Me cuenta mi quinceañero hijo mayor que la última moda entre los chavales es juntarse las pandillas en pisos, merenderos y chamizos a jugar con los videojuegos los sábados por la noche. Bastante peleo cada día como madre con los horarios de las game-boys, play-stations y demás videoconsolas que restan tiempo de estudio o de otras actividades, como para imaginarme que el ocio fuera de casa lo dedican a más de lo mismo.
No es que esté en contra de los videojuegos, pero pocos padres sabemos de qué van. Son, sin duda, una buena entrada a la informática y permiten aprender diferentes tipos de habilidades y estrategias. Son los juguetes más vendidos del mercado e incluso recaudan más que las películas de cine. Y hacen, además, el papel de niñeras.
Uno de cada cuatro muchachos dedica casi tres horas diarias a los videojuegos (con tanto sedentarismo, uno de los males de nuestros chicos es el sobrepeso). Pero, ¿de verdad sabemos a qué juegan nuestros hijos? Porque del matar marcianitos de los primeros videojuegos a la violencia gratuita y muchas veces sangrienta de algunos de los de hoy, hay un abismo. Aunque ahora el marciano es el o la joven que no usa el videojuego.
Los videojuegos violentos son un filón comercial. Y un filón, también, demasiadas veces, de machismo puro y duro: construyen un mundo virtual basado en la «cultura del macho», donde lo femenino es asimilado a debilidad, cobardía, conformismo y sumisión.

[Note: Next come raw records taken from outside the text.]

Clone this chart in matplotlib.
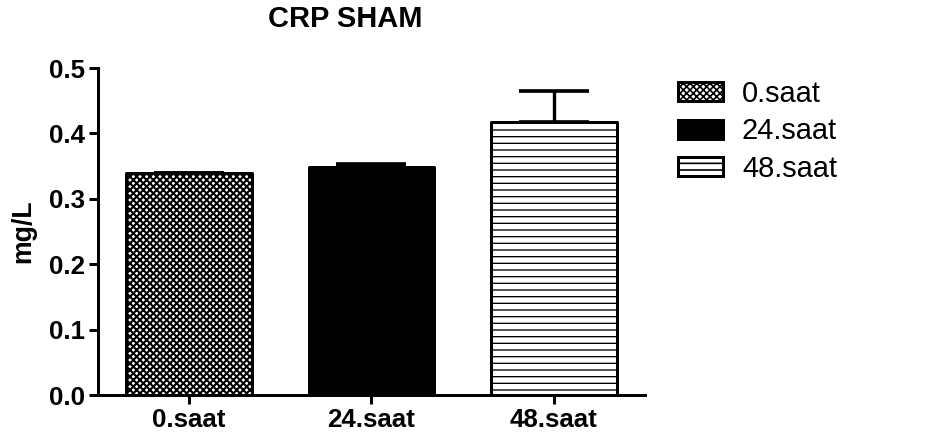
import numpy as np
import matplotlib.pyplot as plt

plt.rcParams['font.family'] = ['Liberation Sans', 'DejaVu Sans']

# CRP values per time point (mean and upper error)
groups = ['0.saat', '24.saat', '48.saat']
means = [0.339, 0.349, 0.417]
errs = [0.0, 0.004, 0.048]
hatches = ['xxxxxx', '', '---']
fills = ['white', 'black', 'white']

fig = plt.figure(figsize=(934 / 120, 436 / 120), dpi=120)
ax = fig.add_axes([0.1049, 0.094, 0.5857, 0.75])

x = np.arange(len(groups))
for i in range(len(groups)):
    bars = ax.bar(x[i], means[i], width=0.69, color=fills[i], edgecolor='black',
                  linewidth=1.8, hatch=hatches[i], label=groups[i], zorder=2)
    for b in bars:
        b.set_joinstyle('round')
        if hasattr(b, 'set_hatch_linewidth'):
            b.set_hatch_linewidth(1.25 if i == 0 else 0.8)

# only the upper half of the error bar is shown
ax.errorbar(x, means, yerr=[np.zeros(len(errs)), errs], fmt='none', ecolor='black',
            elinewidth=2.0, capsize=21, capthick=2.2, zorder=3)

ax.set_xlim(-0.5, 2.5)
ax.set_ylim(0, 0.5)
ax.set_yticks([0.0, 0.1, 0.2, 0.3, 0.4, 0.5])
ax.set_yticklabels(['0.0', '0.1', '0.2', '0.3', '0.4', '0.5'])
ax.set_xticks(x)
ax.set_xticklabels(groups)
for lab in ax.get_xticklabels() + ax.get_yticklabels():
    lab.set_fontweight('bold')
ax.tick_params(axis='both', labelsize=15.5, width=1.8, length=5.5, pad=2)

for s in ['top', 'right']:
    ax.spines[s].set_visible(False)
for s in ['left', 'bottom']:
    ax.spines[s].set_linewidth(1.8)

ax.set_ylabel('mg/L', fontsize=16, fontweight='bold', labelpad=8)
fig.text(345 / 934, 1 - 19 / 436, 'CRP SHAM', fontsize=17.4, fontweight='bold',
         ha='center', va='center')

leg = fig.legend(loc='upper left', bbox_to_anchor=(0.726, 0.817), frameon=False,
                 fontsize=17.4, handlelength=1.55, handleheight=0.62,
                 handletextpad=0.65, labelspacing=0.33, borderpad=0, borderaxespad=0)

fig.savefig('out.png', dpi=120)
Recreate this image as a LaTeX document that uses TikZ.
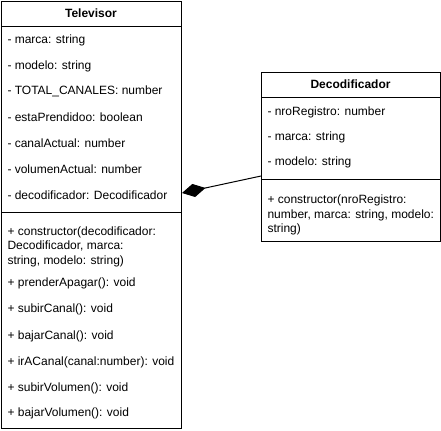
\documentclass[tikz,border=0pt]{standalone}
\usepackage{fontspec}
\setmainfont{Liberation Sans}
\usetikzlibrary{arrows.meta}
\begin{document}
\begin{tikzpicture}[x=0.75pt,y=-0.75pt,line width=0.75pt,
  font=\fontsize{9pt}{10.8pt}\selectfont,
  classbox/.style={shape=rectangle,draw=black,fill=white,anchor=north west,inner sep=0pt},
  classtitle/.style={font=\fontsize{9pt}{10.8pt}\selectfont\bfseries,inner sep=0pt,text height=7pt,text depth=2pt},
  member/.style={anchor=west,inner sep=0pt,text height=7pt,text depth=2pt},
  multimember/.style={anchor=west,inner sep=0pt,align=left}]
  \useasboundingbox (0,0) rectangle (441,430);

  % Televisor
  \node[classbox,
    minimum width = 135pt,
    minimum height = 320.25pt] (tv) at (1,1) {};
  \draw (1,26) -- (181,26);
  \draw (1,212) -- (181,212);
  \node[classtitle] (tvTitle) at (91,14) {Televisor};
  \node[member] (tvMarca) at (7,40) {- marca: string};
  \node[member] (tvModelo) at (7,66) {- modelo: string};
  \node[member] (tvTotal) at (7,91) {- TOTAL\_CANALES: number};
  \node[member] (tvPrendido) at (7,118) {- estaPrendidoo: boolean};
  \node[member] (tvCanal) at (7,144) {- canalActual: number};
  \node[member] (tvVolumen) at (7,170) {- volumenActual: number};
  \node[member] (tvDeco) at (7,196) {- decodificador: Decodificador};

  \node[multimember] (tvConstructor) at (7,246.5)
    {+ constructor(decodificador:\\Decodificador, marca:\\string, modelo: string)};
  \node[member] (tvPrender) at (7,283) {+ prenderApagar(): void};
  \node[member] (tvSubir) at (7,309) {+ subirCanal(): void};
  \node[member] (tvBajar) at (7,336) {+ bajarCanal(): void};
  \node[member] (tvIrA) at (7,362) {+ irACanal(canal:number): void};
  \node[member] (tvSubirVol) at (7,388) {+ subirVolumen(): void};
  \node[member] (tvBajarVol) at (7,413) {+ bajarVolumen(): void};

  % Decodificador
  \node[classbox,
    minimum width = 134.25pt,
    minimum height = 127pt] (dc) at (261,72) {};
  \draw (261,97) -- (440,97);
  \draw (261,179) -- (440,179);
  \node[classtitle] (dcTitle) at (350.5,85) {Decodificador};
  \node[member] (dcRegistro) at (267,112) {- nroRegistro: number};
  \node[member] (dcMarca) at (267,137) {- marca: string};
  \node[member] (dcModelo) at (267,162) {- modelo: string};
  \node[multimember] (dcConstructor) at (267,215)
    {+ constructor(nroRegistro:\\number, marca: string, modelo:\\string)};

  % composicion
  \coordinate (tvLink) at (tv.east |- 0,193);
  \coordinate (dcLink) at (dc.west |- 0,176);
  \draw[{Diamond[length=18pt,width=10pt]}-,draw=black] (tvLink) -- (dcLink);
\end{tikzpicture}
\end{document}
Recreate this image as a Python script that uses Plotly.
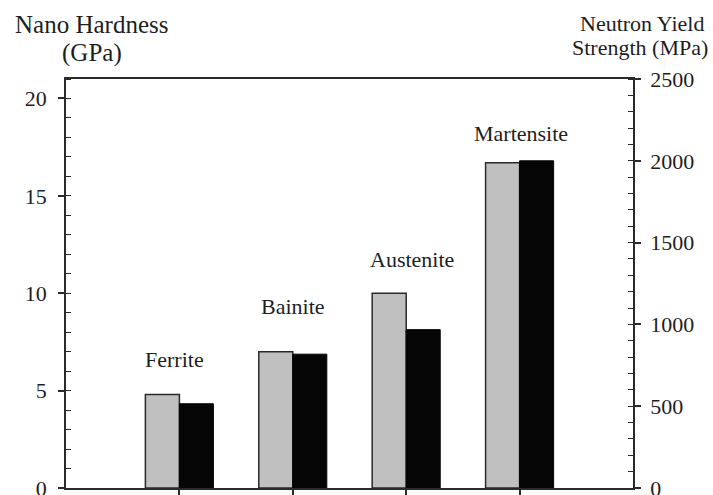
import plotly.graph_objects as go

# Phase data
phases = ["Ferrite", "Bainite", "Austenite", "Martensite"]
nano_hardness_gpa = [4.8, 7.0, 10.0, 16.7]
yield_strength_mpa = [515, 818, 968, 2000]

# Left-axis height (GPa units) and horizontal nudge (px) of each phase label
label_heights = [6.6, 9.3, 11.75, 18.2]
label_dx = [-5, 0, 6, 1]

left_ticks = [0, 5, 10, 15, 20]
right_ticks = [0, 500, 1000, 1500, 2000, 2500]

FONT = "Liberation Serif"
INK = "#1e1e1e"
LINE = "#2a2a2a"

W, H = 713, 495
ML, MR, MT, MB = 66, 80, 79, 7
PW, PH = W - ML - MR, H - MT - MB

fig = go.Figure()

fig.add_trace(go.Bar(
    x=phases, y=nano_hardness_gpa, yaxis="y",
    width=0.3, offset=-0.3,
    marker=dict(color="#c0c0c0", line=dict(color=LINE, width=1.5)),
    showlegend=False,
))
fig.add_trace(go.Bar(
    x=phases, y=yield_strength_mpa, yaxis="y2",
    width=0.3, offset=0.0,
    marker=dict(color="#050505", line=dict(color="#050505", width=1)),
    showlegend=False,
))

tick_font = dict(family=FONT, size=22, color=INK)

fig.update_layout(
    width=W, height=H,
    margin=dict(l=ML, r=MR, t=MT, b=MB),
    paper_bgcolor="white", plot_bgcolor="white",
    barmode="overlay",
    xaxis=dict(
        type="category", range=[-1, 4], automargin=False,
        showticklabels=False, ticks="outside", ticklen=8,
        tickwidth=1.5, tickcolor=LINE,
        showline=True, linecolor=LINE, linewidth=1.8, mirror=True,
        showgrid=False, zeroline=False,
    ),
    yaxis=dict(
        range=[0, 21], tickvals=left_ticks, ticktext=[str(v) for v in left_ticks],
        automargin=False, ticklabeloverflow="allow",
        ticks="outside", ticklen=6, tickwidth=1.5, tickcolor=LINE,
        minor=dict(dtick=1, ticks="inside", ticklen=5, tickwidth=1.2, tickcolor=LINE),
        tickfont=tick_font, ticklabelstandoff=7,
        showline=True, linecolor=LINE, linewidth=1.8,
        showgrid=False, zeroline=False,
    ),
    yaxis2=dict(
        range=[0, 2500], tickvals=right_ticks, ticktext=[str(v) for v in right_ticks],
        overlaying="y", side="right", anchor="x",
        automargin=False, ticklabeloverflow="allow",
        ticks="outside", ticklen=6, tickwidth=1.5, tickcolor=LINE,
        minor=dict(dtick=100, ticks="inside", ticklen=5, tickwidth=1.2, tickcolor=LINE),
        tickfont=tick_font, ticklabelstandoff=5,
        showline=True, linecolor=LINE, linewidth=1.8,
        showgrid=False, zeroline=False,
    ),
    # inner halves of the major ticks, so they cross the axis lines
    yaxis3=dict(
        range=[0, 21], tickvals=left_ticks, overlaying="y", side="left", anchor="x",
        automargin=False,
        ticks="inside", ticklen=6, tickwidth=1.5, tickcolor=LINE,
        showticklabels=False, showline=False, showgrid=False, zeroline=False,
    ),
    yaxis4=dict(
        range=[0, 2500], tickvals=right_ticks, overlaying="y", side="right", anchor="x",
        automargin=False,
        ticks="inside", ticklen=6, tickwidth=1.5, tickcolor=LINE,
        showticklabels=False, showline=False, showgrid=False, zeroline=False,
    ),
)

# phase labels above each pair of bars
for name, h, dx in zip(phases, label_heights, label_dx):
    fig.add_annotation(
        x=name, y=h, xref="x", yref="y", text=name, showarrow=False,
        xshift=dx, font=dict(family=FONT, size=22, color=INK),
    )


def page_text(px, py, text, size, anchor="center"):
    """Place a text at a page position given in pixels from the top-left corner."""
    fig.add_annotation(
        x=(px - ML) / PW, y=(H - py - MB) / PH, xref="paper", yref="paper",
        text=text, showarrow=False, xanchor=anchor, yanchor="middle",
        font=dict(family=FONT, size=size, color=INK),
    )


# axis titles
page_text(91, 24, "Nano Hardness", 25)
page_text(92, 53, "(GPa)", 25)
page_text(706, 23, "Neutron Yield", 22, anchor="right")
page_text(710, 48, "Strength (MPa)", 22, anchor="right")

fig.write_html("out.html")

Los protagonistas son casi siempre masculinos y, cuando aparecen mujeres, están hipersexualizadas, casi sin ropa, aunque estén en el polo norte. Cuando la protagonista es femenina, o bien la presenta como una mujer masculinizada o como la princesa indefensa a la que hay que salvar o la estúpida barby que sólo se preocupa de la moda y la dieta. Con este tipo de juegos, las chicas aprenden la dependencia y los chicos la dominación. Y así también se van transmitiendo los roles sociales.
Pero no todo es negativo en este mundo virtual, y es una lástima que el sistema educativo no aproveche el tirón de los videojuegos como instrumento de aprendizaje, mediante juegos que enseñen a pensar, a prever o a planear, que fomenten valores sociales positivos, como la cooperación, la amistad o la generosidad. Mientras tanto, el modelo social al que se seguirán enganchando nuestros jóvenes es el de los videojuegos, el de la play-station y la game-boy, jugados en pandilla y a medianoche.
Puestos a elegir, siempre será mejor, y más saludable, que irse de botellón.